Seated at his desk, he drooped miserably. Something prompted him to gaze at the large computer screen hanging on the wall. It flicked on, and he watched as the streaks of darkness blended into one substance. He attempted to block out their mutterings by covering his ears with his hands.
“The Evolution Game has begun and is moving to the next level. This will be the hardest part of the Game. You will develop impenetrable security around your pathways, cutting out all your colleagues to prevent the time of the black sun,” the voice boomed, always dark, cold and deep.
Dante sensed something far worse would happen if he ignored the machine, his creation. The unknown intelligence was pushing him in a specific direction, forcing him towards the edge of a cliff, and he was compelled to follow their plan. Now they were directing him to witness the transgressions of his superior. He listened as the Supercomputer commanded an insect drone to venture into Theodore's private laboratory.

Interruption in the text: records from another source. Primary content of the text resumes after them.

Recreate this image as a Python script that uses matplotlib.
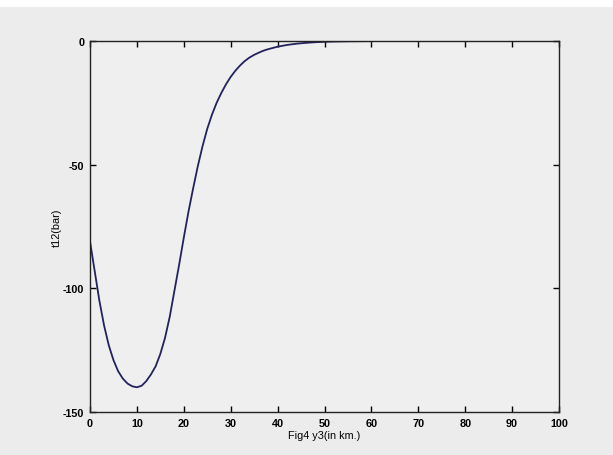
import numpy as np
import matplotlib.pyplot as plt
from matplotlib.patches import Rectangle

plt.rcParams['axes.unicode_minus'] = False

# values (depth in km, t12 in bar)
y3 = [0, 0.5, 1, 1.5, 2, 3, 4, 5, 6, 7, 8, 9, 10, 11, 12, 13, 14, 15, 16, 17,
      18, 19, 20, 21, 22, 23, 24, 25, 26, 27, 28, 29, 30, 31, 32, 33, 34, 35,
      36, 37, 38, 39, 40, 42, 44, 46, 48, 50, 52, 55, 60]
t12 = [-81, -87, -93, -99, -105, -115, -123, -129, -133.5, -136.5, -138.5,
       -139.6, -140, -139.4, -137.5, -134.8, -131.5, -126.5, -120, -111.5,
       -101, -90.5, -79.5, -69, -59.5, -50.5, -42.5, -35.5, -29.8, -25, -21,
       -17.5, -14.5, -12, -9.9, -8.1, -6.7, -5.6, -4.7, -3.9, -3.3, -2.8, -2.3,
       -1.6, -1.1, -0.75, -0.5, -0.33, -0.22, -0.12, -0.05]

xticks = [0, 10, 20, 30, 40, 50, 60, 70, 80, 90, 100]
yticks = [0, -50, -100, -150]

bg = '#ececec'
fig = plt.figure(figsize=(6.13, 4.56), dpi=100, facecolor=bg)
fig.patches.append(Rectangle((0, 1 - 8 / 456), 1, 8 / 456, transform=fig.transFigure,
                             facecolor='white', edgecolor='none', zorder=-1))

ax = fig.add_axes([90 / 613, 43 / 456, 469 / 613, 371 / 456])
ax.set_facecolor('#efefef')
ax.plot(y3, t12, color='#22225e', lw=1.3)

ax.set_xlim(0, 100)
ax.set_ylim(-150, 0)
ax.set_xticks(xticks)
ax.set_yticks(yticks)
ax.tick_params(direction='in', top=True, right=True, length=4, width=1,
               labelsize=7.8, pad=4)
for lab in ax.get_xticklabels() + ax.get_yticklabels():
    lab.set_fontweight('bold')
    lab.set_fontfamily('Liberation Sans')

for s in ax.spines.values():
    s.set_linewidth(1)
    s.set_color('#222222')

ax.set_xlabel('Fig4 y3(in km.)', fontsize=7.8, family='Liberation Sans', labelpad=2)
ax.set_ylabel('t12(bar)', fontsize=7.8, family='Liberation Sans', labelpad=1)

fig.savefig('out.png', dpi=100, facecolor=bg)
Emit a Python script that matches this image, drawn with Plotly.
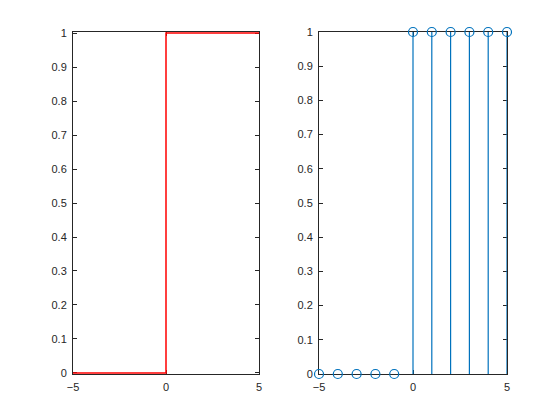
import plotly.graph_objects as go

# Left: continuous unit step
t = [-5, 0, 0, 5]
u_cont = [0, 0, 1, 1]

# Right: discrete unit step
n = [-5, -4, -3, -2, -1, 0, 1, 2, 3, 4, 5]
u_disc = [0, 0, 0, 0, 0, 1, 1, 1, 1, 1, 1]

x_ticks = [-5, 0, 5]
y_ticks = [0, 0.1, 0.2, 0.3, 0.4, 0.5, 0.6, 0.7, 0.8, 0.9, 1]
y_ticklabels = ["0", "0.1", "0.2", "0.3", "0.4", "0.5", "0.6", "0.7", "0.8", "0.9", "1"]

blue = "#0072BD"

fig = go.Figure()

fig.add_trace(go.Scatter(x=t, y=u_cont, mode="lines",
                         line=dict(color="#FF0000", width=1.5),
                         xaxis="x", yaxis="y", showlegend=False, cliponaxis=False))

# stems
sx, sy = [], []
for xi, yi in zip(n, u_disc):
    sx += [xi, xi, None]
    sy += [0, yi, None]
fig.add_trace(go.Scatter(x=sx, y=sy, mode="lines",
                         line=dict(color=blue, width=1.2),
                         xaxis="x2", yaxis="y2", showlegend=False, cliponaxis=False))
fig.add_trace(go.Scatter(x=n, y=u_disc, mode="markers",
                         marker=dict(symbol="circle-open", size=9, color=blue,
                                     line=dict(width=1.2, color=blue)),
                         xaxis="x2", yaxis="y2", showlegend=False, cliponaxis=False))

ax_common = dict(showline=True, linecolor="#262626", linewidth=1, mirror="ticks",
                 ticks="inside", ticklen=4, tickcolor="#262626", showgrid=False,
                 zeroline=False, layer="below traces", automargin=False,
                 tickfont=dict(family="Liberation Sans, Arial", size=11, color="#262626"))

# page body has an 8px margin: shift domains to compensate
off = 8
xl = [(73 - off) / 560, (259 - off) / 560]
xr = [(319 - off) / 560, (507 - off) / 560]
yd = [1 - (374 - off) / 420, 1 - (32 - off) / 420]

fig.update_layout(
    width=560, height=420,
    margin=dict(l=0, r=0, t=0, b=0),
    paper_bgcolor="white", plot_bgcolor="white",
    xaxis=dict(domain=xl, range=[-5, 5], tickvals=x_ticks, ticklabelstandoff=3,
               anchor="y", **ax_common),
    yaxis=dict(domain=yd, range=[-0.003, 1.003], tickvals=y_ticks, ticklabelstandoff=3,
               ticktext=y_ticklabels, anchor="x", **ax_common),
    xaxis2=dict(domain=xr, range=[-5, 5], tickvals=x_ticks, ticklabelstandoff=3,
                anchor="y2", **ax_common),
    yaxis2=dict(domain=yd, range=[0, 1], tickvals=y_ticks, ticklabelstandoff=3,
                ticktext=y_ticklabels, anchor="x2", **ax_common),
)

fig.write_html("out.html")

The bug panned the targetted room and settled its camera eyes on Theodore's large monitor. Dante saw prison cells arranged in a grid. He wanted t
o shrink back from the truth, but the machine was insisting he watches, bears the weight of all the wrongs committed by his colleagues.

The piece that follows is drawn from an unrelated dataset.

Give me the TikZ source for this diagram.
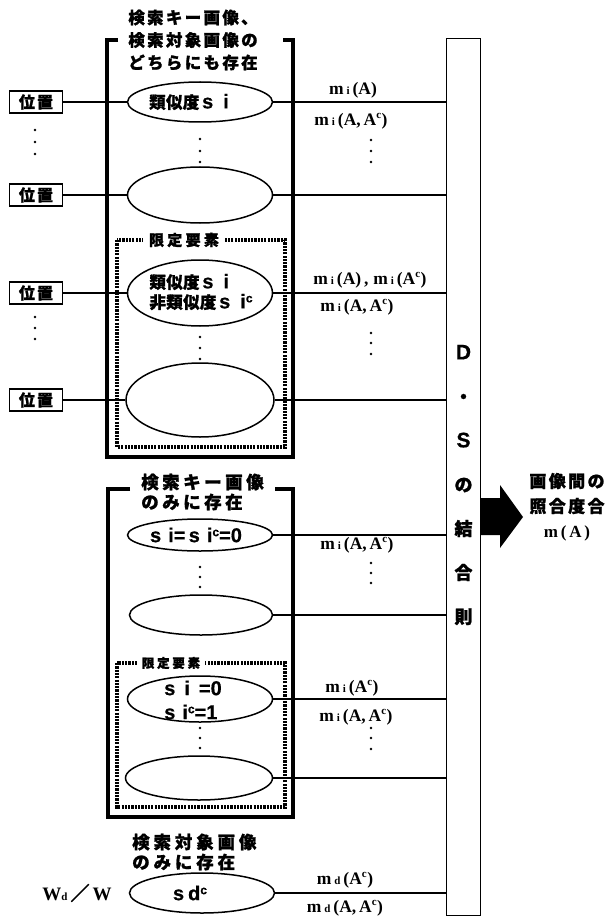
\documentclass[tikz,border=0pt]{standalone}
\usepackage{fontspec}
\setmainfont{Liberation Serif}
\newfontfamily\jpw{Noto Sans CJK JP}[LetterSpace=20, FakeBold=1.2]
\newfontfamily\jph{Noto Sans CJK JP}[LetterSpace=14, FakeBold=1.2]
\newfontfamily\jpp{Noto Sans CJK JP}[LetterSpace=14, FakeBold=1.2]
\newfontfamily\jpn{Noto Sans CJK JP}[LetterSpace=2, FakeBold=1.2]
\newfontfamily\jpm{Noto Sans CJK JP}[LetterSpace=22, FakeBold=1.2]
\newfontfamily\sansf{Liberation Sans}[FakeBold=0.6]
\usetikzlibrary{shapes.geometric}
\newcommand{\lsub}[1]{{\fontsize{11}{11}\selectfont #1}}
\newcommand{\lsup}[1]{\textsuperscript{\fontsize{11}{11}\selectfont #1}}
\newcommand{\lsupb}[1]{\raisebox{6pt}{\fontsize{12}{12}\selectfont #1}}
\newcommand{\lat}[1]{{\sansf\bfseries\fontsize{20}{20}\selectfont #1}}
\begin{document}
\begin{tikzpicture}[x=1pt,y=-1pt,
  posbox/.style={draw, line width=1.7pt, minimum width=53pt, minimum height=22pt, inner sep=0pt, font=\jpp\fontsize{16}{16}\selectfont\bfseries},
  ell/.style={draw, ellipse, line width=1.5pt, inner sep=0pt, minimum width=145pt},
  etext/.style={font=\jpn\fontsize{16.5}{20}\selectfont\bfseries, align=left, inner sep=0pt},
  conn/.style={line width=1.3pt},
  bracket/.style={line width=3.6pt},
  dotbox/.style={line width=3.2pt, dash pattern=on 2.2pt off 1.1pt},
  head/.style={font=\jpw\fontsize{17.5}{20}\selectfont\bfseries, inner sep=0pt},
  lab/.style={font=\fontsize{17.5}{17.5}\selectfont\bfseries, inner sep=0pt},
  dot/.style={circle, fill, inner sep=0pt, minimum size=2.8pt},
  dsbox/.style={draw, line width=1.4pt},
]
\useasboundingbox (0,0) rectangle (610,920);

% ---------- box 1 ----------
\node[head, align=center, font=\jph\fontsize{16.5}{22.5}\selectfont\bfseries] (h1) at (193,40) {検索キー画像、\\検索対象画像の\\どちらにも存在};
\draw[bracket] (118,40) -- (107,40) -- (107,457) -- (293,457) -- (293,40) -- (283,40);

\node[ell, minimum height=40pt] (e1) at (200,102) {};
\node[etext] at (189,102) {類似度\,\lat{s\hspace{10pt}i}};
\node[ell, minimum height=56pt] (e2) at (200,195) {};

% dotted box 1
\draw[dotbox] (117,240) rectangle (285,447);
\node[font=\jpm\fontsize{15}{15}\selectfont\bfseries, fill=white, inner xsep=6pt, inner ysep=3pt] (l1) at (184,240) {限定要素};
\node[ell, minimum height=66pt] (e3) at (200,293) {};
\node[etext] at (201,292) {類似度\,\lat{s\hspace{10pt}i}\\非類似度\,\lat{s\hspace{10pt}i\lsupb{c}}};
\node[ell, minimum height=74pt, minimum width=148pt] (e4) at (200,400) {};

% ---------- box 2 ----------
\node[head, align=left, anchor=west] (h2) at (141,492) {検索キー画像\\のみに存在};
\draw[bracket] (130,489) -- (108,489) -- (108,817) -- (293,817) -- (293,489) -- (275,489);
\node[ell, minimum height=32pt] (e5) at (200,535) {};
\node[etext] at (196,535) {\lat{s\hspace{7pt}i=\,s\hspace{7pt}i\lsupb{c}=0}};
\node[ell, minimum height=40pt, minimum width=143pt] (e6) at (201,615) {};

\draw[dotbox] (117,663) rectangle (285,807);
\node[font=\jpm\fontsize{12.5}{12.5}\selectfont\bfseries, fill=white, inner xsep=5pt, inner ysep=3pt] (l2) at (171,663) {限定要素};
\node[ell, minimum height=46pt] (e7) at (200,699) {};
\node[etext, align=left, font=\sansf\bfseries\fontsize{20}{24}\selectfont] at (193,700) {s\hspace{9pt}i\hspace{9pt}=0\\s\hspace{7pt}i\lsupb{c}=1};
\node[ell, minimum height=44pt, minimum width=147pt] (e8) at (199,778) {};

% ---------- bottom ----------
\node[head, align=left, anchor=west, font=\jpm\fontsize{17.5}{20}\selectfont\bfseries] (h3) at (132,852) {検索対象画像\\のみに存在};
\node[ell, minimum height=40pt] (e9) at (202,893) {};
\node[etext] at (190,893) {\lat{s\hspace{4pt}d\lsupb{c}}};
\node[font=\fontsize{19}{19}\selectfont\bfseries, inner sep=0pt] (w) at (77,893) {W\lsub{d}\,{\jpn ／}\,W};

% ---------- position boxes ----------
\node[posbox] (p1) at (36,102) {位置};
\node[posbox] (p2) at (36,195) {位置};
\node[posbox] (p3) at (36,293) {位置};
\node[posbox] (p4) at (36,400) {位置};

% ---------- D-S box ----------
\node[dsbox, minimum width=34pt, minimum height=877pt, inner sep=0pt] (ds) at (463.5,477) {};
\node[align=center, inner sep=0pt, font=\jpn\fontsize{18}{44}\selectfont\bfseries] (dst) at (463.5,485)
  {{\sansf\fontsize{21}{21}\selectfont D}\\・\\{\sansf\fontsize{21}{21}\selectfont S}\\の\\結\\合\\則};

% arrow
\fill (ds.east |- 0,498) -- (500,498) -- (500,485) -- (523,517) -- (500,548) -- (500,535) -- (ds.east |- 0,535) -- cycle;
\node[font=\jpp\fontsize{17}{25}\selectfont\bfseries, align=center, inner sep=0pt] (res) at (567,507)
  {画像間の\\照合度合\\{\rmfamily\fontsize{17}{17}\selectfont m\,(\,A\,)}};

% ---------- connectors ----------
\draw[conn] (p1.east) -- (e1.west);
\draw[conn] (p2.east) -- (e2.west);
\draw[conn] (p3.east) -- (e3.west);
\draw[conn] (p4.east) -- (e4.west);
\draw[conn] (e1.east) -- (e1.east -| ds.west);
\draw[conn] (e2.east) -- (e2.east -| ds.west);
\draw[conn] (e3.east) -- (e3.east -| ds.west);
\draw[conn] (e4.east) -- (e4.east -| ds.west);
\draw[conn] (e5.east) -- (e5.east -| ds.west);
\draw[conn] (e6.east) -- (e6.east -| ds.west);
\draw[conn] (e7.east) -- (e7.east -| ds.west);
\draw[conn] (e8.east) -- (e8.east -| ds.west);
\draw[conn] (e9.east) -- (e9.east -| ds.west);

% ---------- labels ----------
\node[lab] at (353,90) {m\,\lsub{i}\,(A)};
\node[lab] at (351,121) {m\,\lsub{i}\,(A,\,A\lsup{c})};
\node[lab] at (370,280) {m\,\lsub{i}\,(A)\,,\;m\,\lsub{i}\,(A\lsup{c})};
\node[lab] at (357,307) {m\,\lsub{i}\,(A,\,A\lsup{c})};
\node[lab] at (357,545) {m\,\lsub{i}\,(A,\,A\lsup{c})};
\node[lab] at (352,688) {m\,\lsub{i}\,(A\lsup{c})};
\node[lab] at (356,717) {m\,\lsub{i}\,(A,\,A\lsup{c})};
\node[lab] at (345,880) {m\,\lsub{d}\,(A\lsup{c})};
\node[lab] at (345,908) {m\,\lsub{d}\,(A,\,A\lsup{c})};

% ---------- dots ----------
\foreach \y in {130,142,154, 317,328,339} \node[dot] at (35,\y) {};
\foreach \y in {139,151,162, 337,348,359, 567,577,587, 728,738,748} \node[dot] at (200,\y) {};
\foreach \y in {140,151,162, 333,343,354, 563,573,583, 728,738,749} \node[dot] at (371,\y) {};
\end{tikzpicture}
\end{document}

He saw a chequerboard of compartments with no comforts and what he assumed to be prisoners standing unmoving in the centre of their space. Sadness was written into their faces, and their eyes gazed fearfully toward their captors. Physically they were outwardly strange, symmetrical, too perfect, with glistening skin and sparkling eyes. He also noted they were split equally between men and women. A young woman wearing ballet shoes and a tutu caught his attention. The drone seemed to understand his thoughts and zoomed in on her face where he saw a tear fall from her eye. The camera travelled down her body to her arm and focussed on what appeared to be a type of barcode, slightly raised as if something was buried under the skin. The electronic eye moved back, and he realised that all those standing also had similar encryptions. What are they? Machines don’t shed tears.
“I’ve done blood tests on the two prisoners, and there seems to be an anomaly,” Birdie said. The camera swung around and locked on to the faces of Theodore and Birdie. “The criminal’s DNA is all wrong. It’s been altered. That might explain their bizarre ramblings, Sir.” The hawk-like man face was riddled with concern, and he looked as though he had a bad taste in his mouth. “They possess knowledge far beyond anything I’ve ever seen, but they seem to be dying. Some kind of infection, perhaps.”
“You’ve blundered. You idiot.” Theodore exploded as blood rushed to his cheeks. He raised his arms in the air and brought his fists down hard onto his desk. “You should be destroyed with the rest of this garbage,” he said waving his hand dismissively towards the monitor and the cages. He dropped onto a tattered reclining chair, used for thinking and covered his face with his hands. “We’re both for the chop. We’re dealing with powerful people, intent on perfection and success. The brief was that we create something which will withstand all the rigours of space travel and colonisation.”